**Supplied material**:
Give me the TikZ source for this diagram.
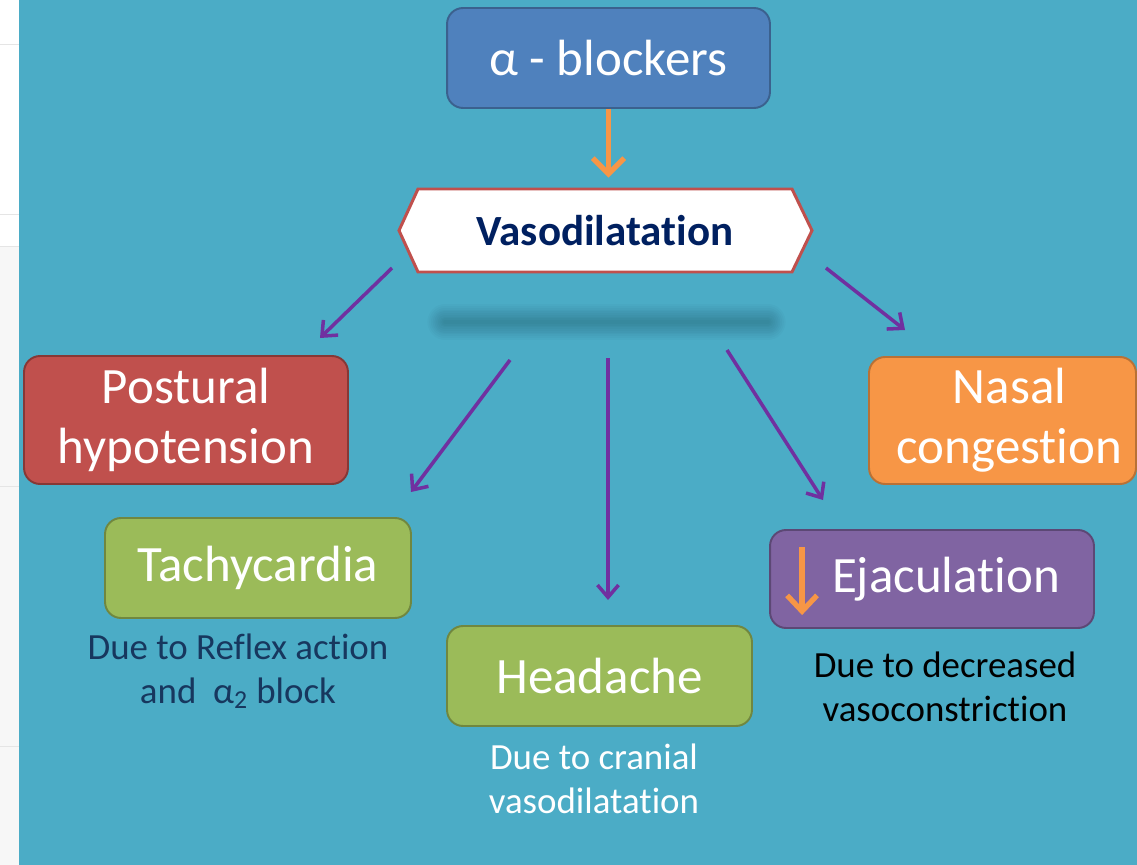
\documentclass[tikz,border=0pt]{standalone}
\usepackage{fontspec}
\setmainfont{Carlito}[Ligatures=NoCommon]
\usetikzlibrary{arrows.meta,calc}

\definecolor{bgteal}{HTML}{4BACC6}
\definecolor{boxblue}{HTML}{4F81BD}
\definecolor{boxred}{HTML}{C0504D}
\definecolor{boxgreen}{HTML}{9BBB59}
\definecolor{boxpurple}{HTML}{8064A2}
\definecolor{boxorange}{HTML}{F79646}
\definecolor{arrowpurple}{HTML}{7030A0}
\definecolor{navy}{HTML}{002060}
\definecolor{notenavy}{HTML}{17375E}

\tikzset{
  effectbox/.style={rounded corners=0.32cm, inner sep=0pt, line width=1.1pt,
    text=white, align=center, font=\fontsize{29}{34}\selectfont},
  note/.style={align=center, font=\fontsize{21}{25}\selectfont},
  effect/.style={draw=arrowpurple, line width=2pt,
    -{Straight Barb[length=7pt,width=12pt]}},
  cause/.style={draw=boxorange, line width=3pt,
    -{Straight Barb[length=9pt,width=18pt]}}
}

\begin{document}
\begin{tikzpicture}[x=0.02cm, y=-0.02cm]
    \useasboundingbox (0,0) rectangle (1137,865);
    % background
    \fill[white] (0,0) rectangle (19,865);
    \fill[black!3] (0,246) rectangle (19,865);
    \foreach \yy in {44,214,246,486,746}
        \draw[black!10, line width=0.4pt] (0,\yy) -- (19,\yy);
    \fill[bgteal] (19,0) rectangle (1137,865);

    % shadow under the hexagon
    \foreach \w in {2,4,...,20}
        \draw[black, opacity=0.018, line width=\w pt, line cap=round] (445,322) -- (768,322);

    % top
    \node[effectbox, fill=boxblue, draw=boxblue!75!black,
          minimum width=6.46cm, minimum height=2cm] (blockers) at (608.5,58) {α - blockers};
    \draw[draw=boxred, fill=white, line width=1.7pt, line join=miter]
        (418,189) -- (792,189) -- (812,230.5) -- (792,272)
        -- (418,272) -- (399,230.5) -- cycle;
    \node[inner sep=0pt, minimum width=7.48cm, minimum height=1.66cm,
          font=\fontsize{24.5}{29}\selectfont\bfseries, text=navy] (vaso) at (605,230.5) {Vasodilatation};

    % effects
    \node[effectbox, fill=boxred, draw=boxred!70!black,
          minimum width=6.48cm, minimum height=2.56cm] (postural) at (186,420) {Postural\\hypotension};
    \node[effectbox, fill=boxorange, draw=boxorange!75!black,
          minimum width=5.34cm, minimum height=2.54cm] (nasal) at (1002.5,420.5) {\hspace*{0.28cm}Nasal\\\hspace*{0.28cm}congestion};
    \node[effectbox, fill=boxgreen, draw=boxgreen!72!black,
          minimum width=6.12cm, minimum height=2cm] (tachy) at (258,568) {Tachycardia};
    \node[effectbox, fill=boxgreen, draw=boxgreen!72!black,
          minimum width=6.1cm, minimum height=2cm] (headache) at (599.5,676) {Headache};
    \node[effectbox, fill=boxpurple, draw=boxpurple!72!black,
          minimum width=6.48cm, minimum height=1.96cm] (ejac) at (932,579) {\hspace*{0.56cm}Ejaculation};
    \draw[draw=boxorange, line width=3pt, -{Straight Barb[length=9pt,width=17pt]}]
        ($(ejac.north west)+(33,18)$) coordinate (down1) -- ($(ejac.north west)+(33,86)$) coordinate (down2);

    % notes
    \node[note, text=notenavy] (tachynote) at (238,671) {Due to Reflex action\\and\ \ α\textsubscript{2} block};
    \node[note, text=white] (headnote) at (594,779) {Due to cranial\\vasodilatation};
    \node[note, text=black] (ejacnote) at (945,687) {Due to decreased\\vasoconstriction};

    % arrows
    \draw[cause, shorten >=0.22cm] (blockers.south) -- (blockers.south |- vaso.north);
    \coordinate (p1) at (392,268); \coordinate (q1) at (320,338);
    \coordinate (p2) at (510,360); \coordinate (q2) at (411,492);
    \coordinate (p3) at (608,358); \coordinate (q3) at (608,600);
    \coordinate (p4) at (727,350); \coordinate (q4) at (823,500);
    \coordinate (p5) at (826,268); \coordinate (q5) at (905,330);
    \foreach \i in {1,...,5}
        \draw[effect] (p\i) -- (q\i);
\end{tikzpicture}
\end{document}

**Exercise prompt**: Reproduce the full listing above verbatim, with no pictures included.

**Response**:
Give me the TikZ source for this diagram.
\documentclass[tikz,border=0pt]{standalone}
\usepackage{fontspec}
\setmainfont{Carlito}[Ligatures=NoCommon]
\usetikzlibrary{arrows.meta,calc}

\definecolor{bgteal}{HTML}{4BACC6}
\definecolor{boxblue}{HTML}{4F81BD}
\definecolor{boxred}{HTML}{C0504D}
\definecolor{boxgreen}{HTML}{9BBB59}
\definecolor{boxpurple}{HTML}{8064A2}
\definecolor{boxorange}{HTML}{F79646}
\definecolor{arrowpurple}{HTML}{7030A0}
\definecolor{navy}{HTML}{002060}
\definecolor{notenavy}{HTML}{17375E}

\tikzset{
  effectbox/.style={rounded corners=0.32cm, inner sep=0pt, line width=1.1pt,
    text=white, align=center, font=\fontsize{29}{34}\selectfont},
  note/.style={align=center, font=\fontsize{21}{25}\selectfont},
  effect/.style={draw=arrowpurple, line width=2pt,
    -{Straight Barb[length=7pt,width=12pt]}},
  cause/.style={draw=boxorange, line width=3pt,
    -{Straight Barb[length=9pt,width=18pt]}}
}

\begin{document}
\begin{tikzpicture}[x=0.02cm, y=-0.02cm]
    \useasboundingbox (0,0) rectangle (1137,865);
    % background
    \fill[white] (0,0) rectangle (19,865);
    \fill[black!3] (0,246) rectangle (19,865);
    \foreach \yy in {44,214,246,486,746}
        \draw[black!10, line width=0.4pt] (0,\yy) -- (19,\yy);
    \fill[bgteal] (19,0) rectangle (1137,865);

    % shadow under the hexagon
    \foreach \w in {2,4,...,20}
        \draw[black, opacity=0.018, line width=\w pt, line cap=round] (445,322) -- (768,322);

    % top
    \node[effectbox, fill=boxblue, draw=boxblue!75!black,
          minimum width=6.46cm, minimum height=2cm] (blockers) at (608.5,58) {α - blockers};
    \draw[draw=boxred, fill=white, line width=1.7pt, line join=miter]
        (418,189) -- (792,189) -- (812,230.5) -- (792,272)
        -- (418,272) -- (399,230.5) -- cycle;
    \node[inner sep=0pt, minimum width=7.48cm, minimum height=1.66cm,
          font=\fontsize{24.5}{29}\selectfont\bfseries, text=navy] (vaso) at (605,230.5) {Vasodilatation};

    % effects
    \node[effectbox, fill=boxred, draw=boxred!70!black,
          minimum width=6.48cm, minimum height=2.56cm] (postural) at (186,420) {Postural\\hypotension};
    \node[effectbox, fill=boxorange, draw=boxorange!75!black,
          minimum width=5.34cm, minimum height=2.54cm] (nasal) at (1002.5,420.5) {\hspace*{0.28cm}Nasal\\\hspace*{0.28cm}congestion};
    \node[effectbox, fill=boxgreen, draw=boxgreen!72!black,
          minimum width=6.12cm, minimum height=2cm] (tachy) at (258,568) {Tachycardia};
    \node[effectbox, fill=boxgreen, draw=boxgreen!72!black,
          minimum width=6.1cm, minimum height=2cm] (headache) at (599.5,676) {Headache};
    \node[effectbox, fill=boxpurple, draw=boxpurple!72!black,
          minimum width=6.48cm, minimum height=1.96cm] (ejac) at (932,579) {\hspace*{0.56cm}Ejaculation};
    \draw[draw=boxorange, line width=3pt, -{Straight Barb[length=9pt,width=17pt]}]
        ($(ejac.north west)+(33,18)$) coordinate (down1) -- ($(ejac.north west)+(33,86)$) coordinate (down2);

    % notes
    \node[note, text=notenavy] (tachynote) at (238,671) {Due to Reflex action\\and\ \ α\textsubscript{2} block};
    \node[note, text=white] (headnote) at (594,779) {Due to cranial\\vasodilatation};
    \node[note, text=black] (ejacnote) at (945,687) {Due to decreased\\vasoconstriction};

    % arrows
    \draw[cause, shorten >=0.22cm] (blockers.south) -- (blockers.south |- vaso.north);
    \coordinate (p1) at (392,268); \coordinate (q1) at (320,338);
    \coordinate (p2) at (510,360); \coordinate (q2) at (411,492);
    \coordinate (p3) at (608,358); \coordinate (q3) at (608,600);
    \coordinate (p4) at (727,350); \coordinate (q4) at (823,500);
    \coordinate (p5) at (826,268); \coordinate (q5) at (905,330);
    \foreach \i in {1,...,5}
        \draw[effect] (p\i) -- (q\i);
\end{tikzpicture}
\end{document}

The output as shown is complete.